One other issue has arisen regarding redundant mineworkers which I ought to mention and which highlights the fact that mineworkers who are made redundant are normally in a far better position than workers in other industries. That is because, as the hon. Member for Pontefract and Castleford recognised, they are entitled to redundancy payments under the redundant mineworkers payments scheme.

Those weekly payments could be made only if the individual satisfied the conditions for receiving unemployment benefit. The effect of those rules and social security legislation together was that miners who had been involved in the strike were not entitled to unemployment benefit, and therefore were not entitled to weekly redundancy payments. Department of Energy Ministers, as has been acknowledged, introduced an amending order which took effect on 7 December to rectify that situation.

The result is that redundant mineworkers now receive their weekly payments from the National Coal Board despite the trade dispute disqualification from receiving unemployment benefit. By the same order my right hon. Friend the Secretary of State for Energy was given powers to make discretionary payments to miners who had not been able to receive such payments before the amendment order came into operation.

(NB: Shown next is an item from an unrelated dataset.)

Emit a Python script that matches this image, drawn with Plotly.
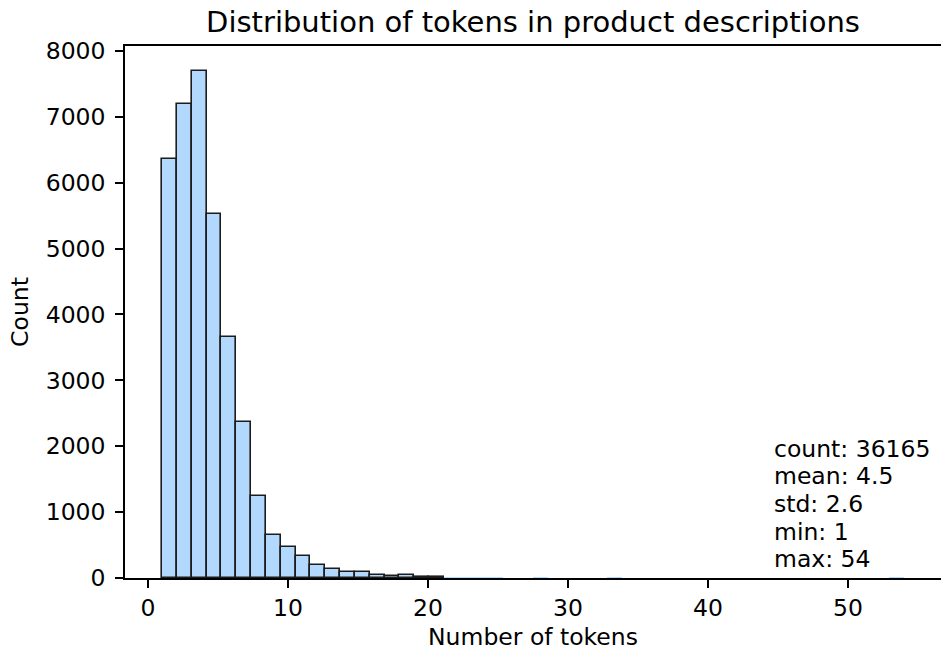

However, the position regarding unemployment benefit remains as I explained earlier, and the disqualification from receiving benefit continues to apply until the stoppage of work at the claimant's place of employment comes to an end or until the claimant obtains bona fide employment elsewhere in his occupation or he becomes regularly employed in another occupation.

I fully appreciate that the situation that I have described has been a source of serious concern to hon. Members on both sides of the House. To a large extent, though, that is because the adjudication authorities have had to apply the statute law in situations not met before and they have had to follow case law which was decided in different circumstances, although close enough to make it binding now.

After all, we are dealing with a dispute of unprecedented length, involving violence and intimidation on a scale not previously witnessed in this country. We would not, therefore, want to undertake hastily or lightly any revision of section 19 of the Social Security Act 1975, which, I remind the House, was passed by a Labour Government.

We shall, of course, look very closely at the outcome of the social security commissioners' decisions on the cases now going to them, and in the end we may well have to amend the law, or certain aspects of it, but I should remind the House once again that we are talking about legislation which is based on principles which go back to 1911, and which have been recognised as sound by previous Administrations of all political colours.

I hope that both hon. Gentlemen who have spoken will recognise the force of the case. I recognise the problems caused by individuals, but we must accept at the end of the day that this situation has arisen because of the extraordinary length of the strike and the pressure brought on these men by other members of the National Union of Mineworkers. I also remind the House that special arrangements have been made by the Government, as witnessed by the changes to the operation of the miners' redundancy scheme.

Question put and agree to.

Adjourned accordingly at fifteen minutes to Three o'clock am.